A fire originating on the third floor of Scribner Bros.’ publishing house, Nos. 153, 155 and 157 Fifth avenue, at 5 o’clock this morning caused damage amounting to $6,000. Patrolman Jones saw the reflection of the flames and turned in an alarm.
The firemen broke into the building and found the blaze had gained headway in the counting room on the third floor and worked through to the fourth floor. The origin of the fire is a mystery.
The extent of the “$6,000 damage” is also a mystery, but Scribner’s index-card inventory of artwork (now at the Brandywine River Museum) shows that all six Siegfried pictures and at least one other Pyle oil - not to mention works by his fellow artists, like N. C. Wyeth - were destroyed.



“The Death of Siegfried” by Howard Pyle (E. Clément, engraver)

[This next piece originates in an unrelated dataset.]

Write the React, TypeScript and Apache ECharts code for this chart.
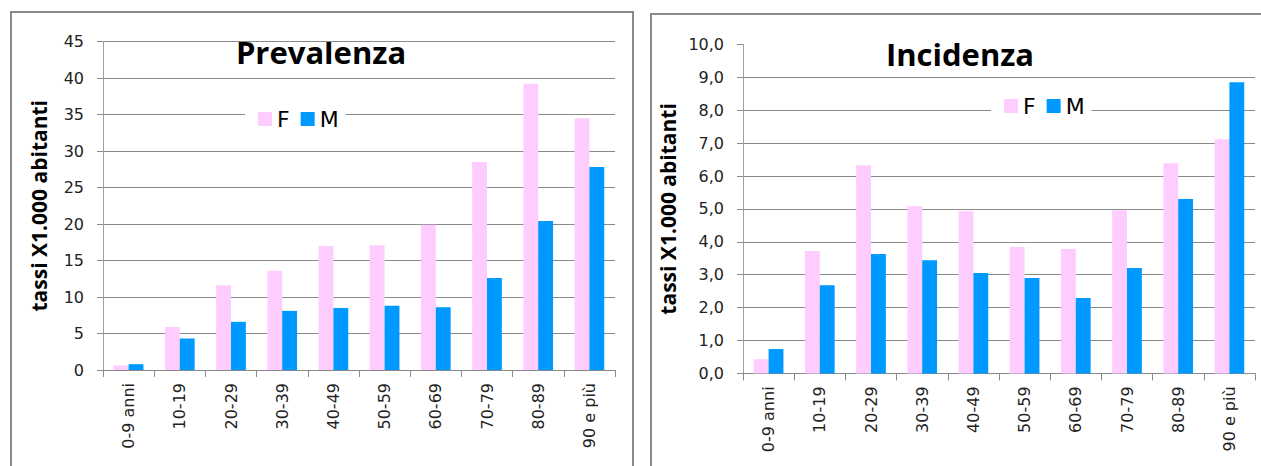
import React, { useEffect, useRef } from "react";
import * as echarts from "echarts";

// Age groups shared by both panels
const categories = [
  "0-9 anni",
  "10-19",
  "20-29",
  "30-39",
  "40-49",
  "50-59",
  "60-69",
  "70-79",
  "80-89",
  "90 e più",
];

// Prevalence rates per 1,000 inhabitants
const prevalenzaF = [0.6, 5.9, 11.6, 13.6, 17.0, 17.1, 19.9, 28.5, 39.2, 34.5];
const prevalenzaM = [0.8, 4.3, 6.6, 8.1, 8.5, 8.8, 8.6, 12.6, 20.4, 27.8];

// Incidence rates per 1,000 inhabitants
const incidenzaF = [0.43, 3.72, 6.33, 5.08, 4.93, 3.84, 3.78, 4.96, 6.39, 7.12];
const incidenzaM = [0.74, 2.68, 3.63, 3.44, 3.05, 2.9, 2.29, 3.2, 5.3, 8.85];

// Value-axis ranges
const prevalenzaAxis = { min: 0, max: 45, interval: 5 };
const incidenzaAxis = { min: 0, max: 10, interval: 1 };

const seriesNames = ["F", "M"];
const colorF = "#FFCCFF";
const colorM = "#0099FF";
const axisName = "tassi X1.000 abitanti";

const tickFont = "DejaVu Sans";
const titleFont = "Open Sans";
const gridColor = "#8a8a8a";

function valueAxis(
  gridIndex: number,
  range: { min: number; max: number; interval: number },
  decimals: boolean,
  hideTop: boolean,
  nameGap: number
) {
  const lineCount = Math.round((range.max - range.min) / range.interval) + 1;
  const splitColors: string[] = [];
  for (let i = 0; i < lineCount; i++) {
    splitColors.push(hideTop && i === lineCount - 1 ? "rgba(0,0,0,0)" : gridColor);
  }
  return {
    type: "value",
    gridIndex,
    min: range.min,
    max: range.max,
    interval: range.interval,
    name: axisName,
    nameLocation: "middle",
    nameGap,
    nameRotate: 90,
    nameTextStyle: {
      fontFamily: titleFont,
      fontWeight: "bold",
      fontSize: 21,
      color: "#000",
    },
    axisLine: { show: true, lineStyle: { color: "#a0a0a0", width: 1 } },
    axisTick: { show: true, length: 6, lineStyle: { color: gridColor } },
    axisLabel: {
      margin: 19,
      fontFamily: tickFont,
      fontSize: 16,
      color: "#222",
      formatter: (v: number) => (decimals ? v.toFixed(1).replace(".", ",") : String(v)),
    },
    splitLine: { show: true, lineStyle: { color: splitColors, width: 1 } },
  };
}

function categoryAxis(gridIndex: number) {
  return {
    type: "category",
    gridIndex,
    data: categories,
    boundaryGap: true,
    axisLine: { show: true, lineStyle: { color: gridColor, width: 1 } },
    axisTick: { show: true, interval: 0, length: 7, alignWithLabel: false, lineStyle: { color: gridColor } },
    axisLabel: {
      interval: 0,
      rotate: 90,
      margin: 13,
      fontFamily: tickFont,
      fontSize: 16,
      color: "#222",
    },
  };
}

function barSeries(name: string, data: number[], color: string, axisIndex: number) {
  return {
    type: "bar",
    name,
    data,
    xAxisIndex: axisIndex,
    yAxisIndex: axisIndex,
    barGap: "0%",
    barCategoryGap: "42%",
    itemStyle: { color },
    emphasis: { disabled: true },
  };
}

function legend(left: number, top: number) {
  return {
    data: seriesNames,
    left,
    top,
    orient: "horizontal",
    backgroundColor: "#fff",
    padding: [3, 7, 3, 13],
    itemWidth: 14,
    itemHeight: 14,
    itemGap: 11,
    icon: "rect",
    textStyle: { fontFamily: tickFont, fontSize: 22, color: "#000" },
  };
}

export default function App() {
  const ref = useRef<HTMLDivElement>(null);

  useEffect(() => {
    if (!ref.current) return;
    const chart = echarts.init(ref.current, null, { renderer: "svg" });
    chart.setOption({
      animation: false,
      backgroundColor: "#fff",
      grid: [
        { left: 103, top: 41.5, width: 512, height: 328.5 },
        { left: 743, top: 44.4, width: 512, height: 329 },
      ],
      xAxis: [categoryAxis(0), categoryAxis(1)],
      yAxis: [
        valueAxis(0, prevalenzaAxis, false, false, 54),
        valueAxis(1, incidenzaAxis, true, true, 65),
      ],
      legend: [legend(245, 105), legend(991, 92)],
      series: [
        barSeries("F", prevalenzaF, colorF, 0),
        barSeries("M", prevalenzaM, colorM, 0),
        barSeries("F", incidenzaF, colorF, 1),
        barSeries("M", incidenzaM, colorM, 1),
      ],
      graphic: [
        {
          type: "rect",
          shape: { x: 11, y: 12, width: 622, height: 500 },
          style: { fill: "none", stroke: gridColor, lineWidth: 2 },
          silent: true,
          z: -1,
        },
        {
          type: "rect",
          shape: { x: 651, y: 14, width: 700, height: 500 },
          style: { fill: "none", stroke: gridColor, lineWidth: 2 },
          silent: true,
          z: -1,
        },
        {
          type: "text",
          x: 321,
          y: 52,
          style: {
            text: "Prevalenza",
            fontFamily: titleFont,
            fontWeight: "bold",
            fontSize: 31,
            fill: "#000",
            textAlign: "center",
            textVerticalAlign: "middle",
          },
        },
        {
          type: "text",
          x: 960,
          y: 54,
          style: {
            text: "Incidenza",
            fontFamily: titleFont,
            fontWeight: "bold",
            fontSize: 31,
            fill: "#000",
            textAlign: "center",
            textVerticalAlign: "middle",
          },
        },
      ],
    });
    return () => chart.dispose();
  }, []);

  return (
    <div
      ref={ref}
      style={{ position: "fixed", left: 0, top: 0, width: 1261, height: 466, background: "#fff" }}
    />
  );
}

Tuesday, February 14, 2017

Love Will Tear Us Apart

It was in 1880, most likely, that 27-year-old Howard Pyle - then living and working at his parents’ house, but soon to be married - painted “St. Valentine’s Day in the Morning”. The black-and-white gouache measured about 18 x 15 inches or so, but the picture as engraved by Gustav Kruell was only 12.7 x 9 inches when it appeared in the February 26, 1881, issue of Harper’s Weekly.

As far as early Pyles go, the postman, the costuming, and the setting are as strong as usual - even then he was a master at depicting overcast days and the tangle of distant trees. But I confess that I don’t love the woman.

Helen “Teri” Card (1903-1971) - the comparatively early champion and dealer of illustration art - didn’t love her, either. And sometime before issuing her landmark, pulse-quickening “Catalog #4” of Pyleana in the early 1960s, Card tore off the offending half of Pyle’s original and tossed it. I wouldn’t have gone that far: the woman’s coy expression doesn’t feel right, but the rest of her is rendered nicely enough.

Card sold the surviving “better half” (see below) for $90 to collector Clifton Waller Barrett, and it now lives at the Brandywine River Museum.